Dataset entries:
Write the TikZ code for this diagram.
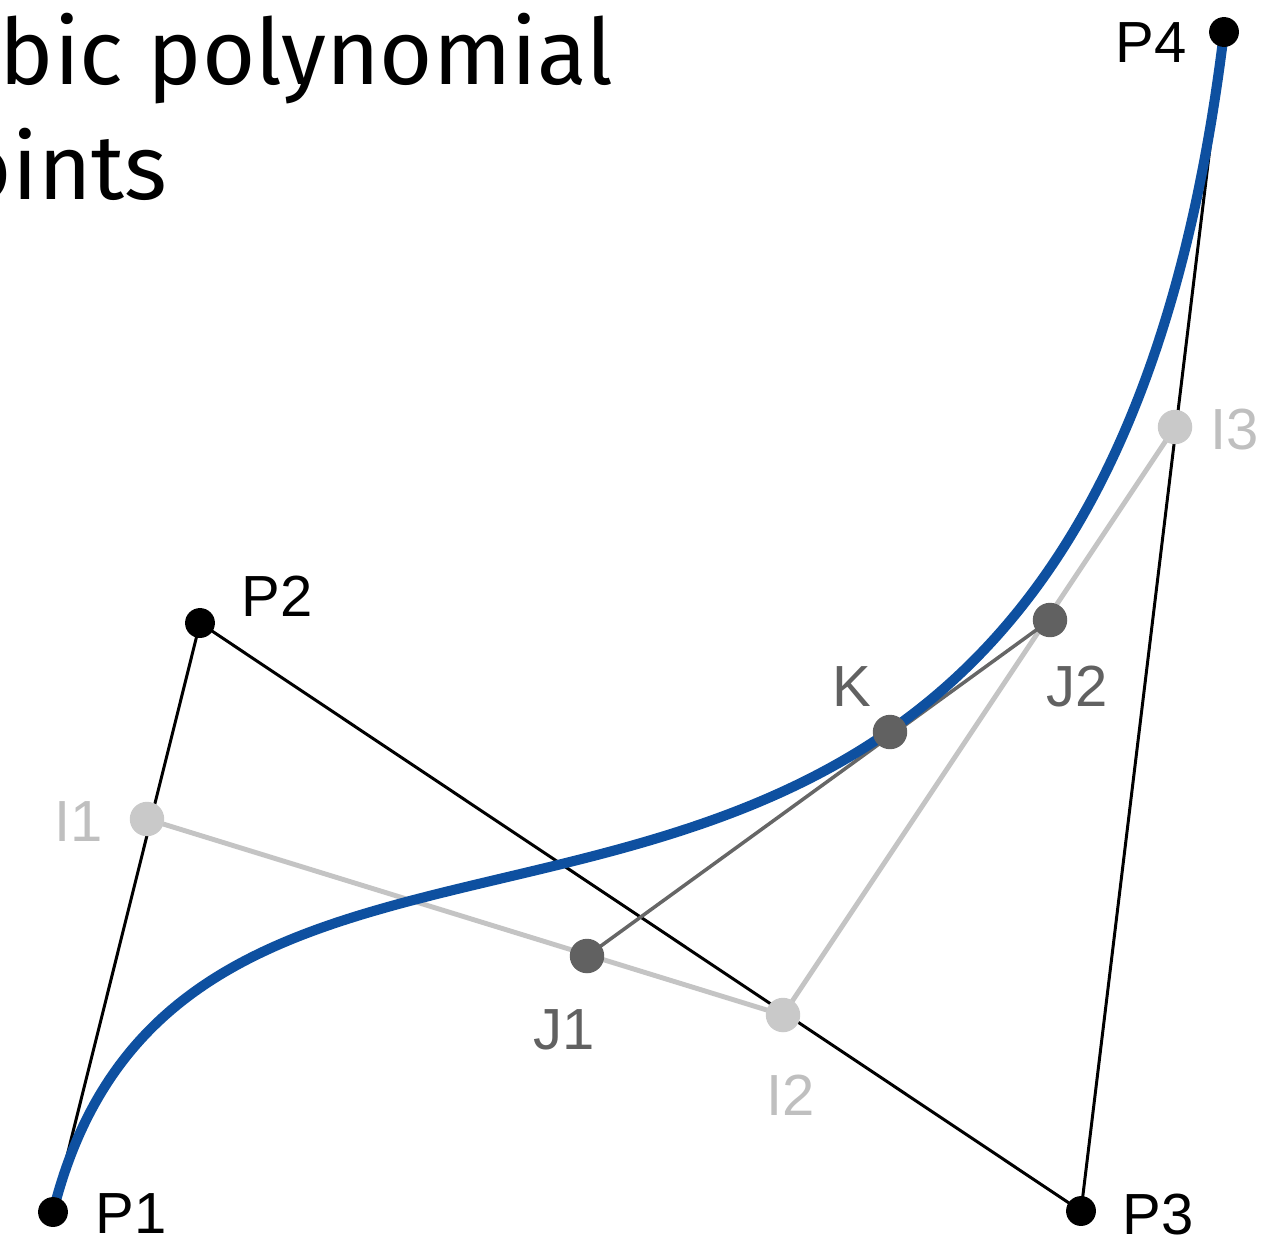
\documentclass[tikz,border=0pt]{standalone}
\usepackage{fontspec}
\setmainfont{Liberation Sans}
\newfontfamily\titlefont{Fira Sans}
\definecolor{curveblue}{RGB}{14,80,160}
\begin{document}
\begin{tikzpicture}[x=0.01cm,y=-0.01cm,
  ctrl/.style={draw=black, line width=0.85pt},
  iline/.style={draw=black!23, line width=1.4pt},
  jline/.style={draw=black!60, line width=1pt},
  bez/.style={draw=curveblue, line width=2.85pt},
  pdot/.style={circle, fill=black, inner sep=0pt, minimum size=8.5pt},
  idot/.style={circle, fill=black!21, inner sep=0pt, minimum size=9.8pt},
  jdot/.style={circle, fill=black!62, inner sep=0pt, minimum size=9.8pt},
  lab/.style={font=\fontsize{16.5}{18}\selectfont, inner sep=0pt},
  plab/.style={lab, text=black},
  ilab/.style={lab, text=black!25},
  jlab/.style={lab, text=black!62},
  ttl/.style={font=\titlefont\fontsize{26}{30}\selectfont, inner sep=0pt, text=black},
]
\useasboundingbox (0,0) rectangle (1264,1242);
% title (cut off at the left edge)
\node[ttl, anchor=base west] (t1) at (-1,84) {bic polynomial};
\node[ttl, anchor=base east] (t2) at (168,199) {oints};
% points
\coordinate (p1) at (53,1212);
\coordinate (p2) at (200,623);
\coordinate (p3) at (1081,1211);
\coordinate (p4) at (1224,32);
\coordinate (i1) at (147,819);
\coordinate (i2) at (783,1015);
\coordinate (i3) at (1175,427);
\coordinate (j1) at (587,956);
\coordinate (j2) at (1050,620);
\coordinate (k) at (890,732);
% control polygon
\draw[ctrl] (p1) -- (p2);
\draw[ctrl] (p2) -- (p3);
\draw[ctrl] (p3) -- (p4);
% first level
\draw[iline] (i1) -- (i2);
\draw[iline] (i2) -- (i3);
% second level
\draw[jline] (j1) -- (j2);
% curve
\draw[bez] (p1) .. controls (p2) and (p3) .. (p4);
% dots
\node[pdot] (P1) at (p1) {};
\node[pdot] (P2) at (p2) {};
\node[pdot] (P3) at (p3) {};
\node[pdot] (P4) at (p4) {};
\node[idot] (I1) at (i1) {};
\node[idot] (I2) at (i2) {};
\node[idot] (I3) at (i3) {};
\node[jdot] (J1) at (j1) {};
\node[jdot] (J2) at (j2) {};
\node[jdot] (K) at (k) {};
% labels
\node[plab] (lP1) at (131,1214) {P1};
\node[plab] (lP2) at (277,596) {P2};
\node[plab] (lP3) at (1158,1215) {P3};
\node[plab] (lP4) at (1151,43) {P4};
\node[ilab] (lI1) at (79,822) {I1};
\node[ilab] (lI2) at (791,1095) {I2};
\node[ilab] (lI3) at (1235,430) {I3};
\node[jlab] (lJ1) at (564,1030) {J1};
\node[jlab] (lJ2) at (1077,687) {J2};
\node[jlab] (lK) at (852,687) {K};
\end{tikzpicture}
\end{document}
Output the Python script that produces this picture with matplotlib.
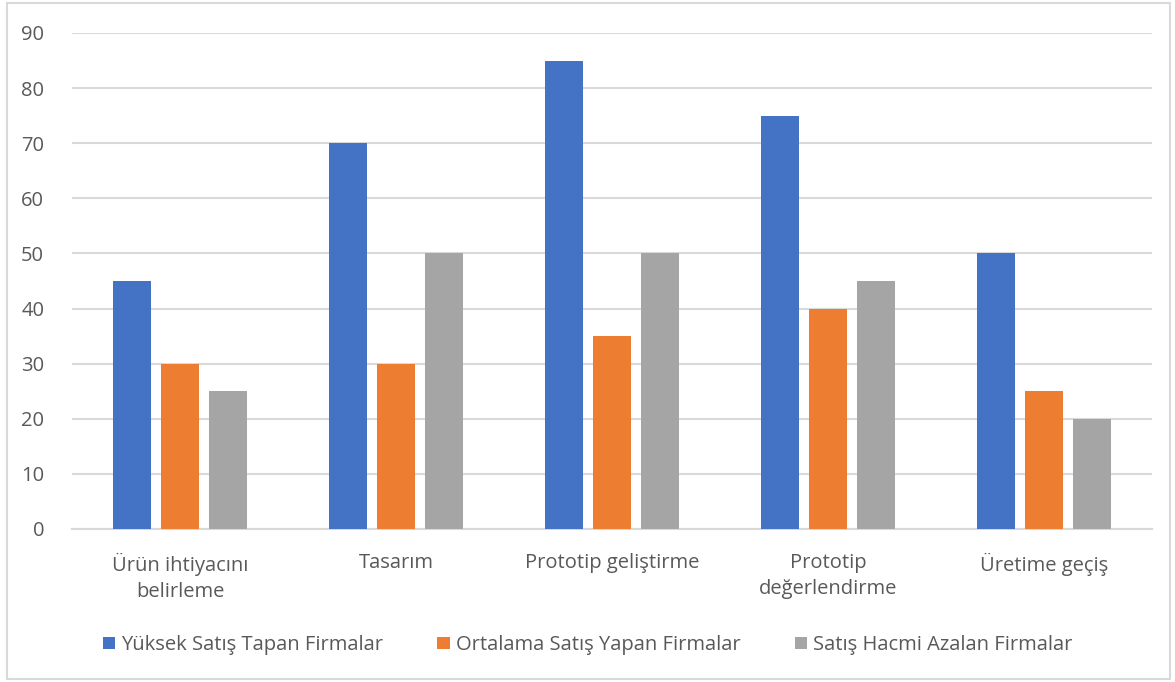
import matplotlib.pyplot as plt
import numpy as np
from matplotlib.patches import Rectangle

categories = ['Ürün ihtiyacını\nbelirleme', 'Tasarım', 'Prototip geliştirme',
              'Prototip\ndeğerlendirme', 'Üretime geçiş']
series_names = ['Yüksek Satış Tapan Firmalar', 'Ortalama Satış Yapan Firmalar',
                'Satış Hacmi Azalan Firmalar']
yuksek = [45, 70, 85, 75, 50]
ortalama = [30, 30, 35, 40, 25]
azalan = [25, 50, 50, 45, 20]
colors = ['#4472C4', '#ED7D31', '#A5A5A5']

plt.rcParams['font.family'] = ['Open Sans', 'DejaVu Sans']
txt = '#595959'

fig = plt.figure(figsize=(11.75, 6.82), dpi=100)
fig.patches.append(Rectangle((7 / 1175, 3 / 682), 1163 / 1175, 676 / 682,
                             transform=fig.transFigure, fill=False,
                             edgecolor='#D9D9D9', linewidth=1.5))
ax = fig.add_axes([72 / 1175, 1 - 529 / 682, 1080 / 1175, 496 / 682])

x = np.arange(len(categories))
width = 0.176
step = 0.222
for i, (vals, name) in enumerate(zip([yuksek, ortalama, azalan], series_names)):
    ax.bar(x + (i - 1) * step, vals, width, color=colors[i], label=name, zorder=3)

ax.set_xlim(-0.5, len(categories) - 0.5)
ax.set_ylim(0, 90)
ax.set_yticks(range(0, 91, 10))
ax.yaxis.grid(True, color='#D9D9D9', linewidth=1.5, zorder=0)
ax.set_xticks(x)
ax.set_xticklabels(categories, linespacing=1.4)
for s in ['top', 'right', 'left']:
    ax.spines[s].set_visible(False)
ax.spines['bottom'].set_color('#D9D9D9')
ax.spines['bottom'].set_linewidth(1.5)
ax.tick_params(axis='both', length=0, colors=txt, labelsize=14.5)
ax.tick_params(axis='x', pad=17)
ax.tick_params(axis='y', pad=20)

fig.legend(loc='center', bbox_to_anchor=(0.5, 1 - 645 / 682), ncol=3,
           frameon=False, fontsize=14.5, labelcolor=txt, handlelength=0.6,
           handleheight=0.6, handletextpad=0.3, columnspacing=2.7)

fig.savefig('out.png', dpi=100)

**What is asked**
Find the lines above that include the string "matplotlib" and copy them.

**Task solution**
Output the Python script that produces this picture with matplotlib.
import matplotlib.pyplot as plt
from matplotlib.patches import Rectangle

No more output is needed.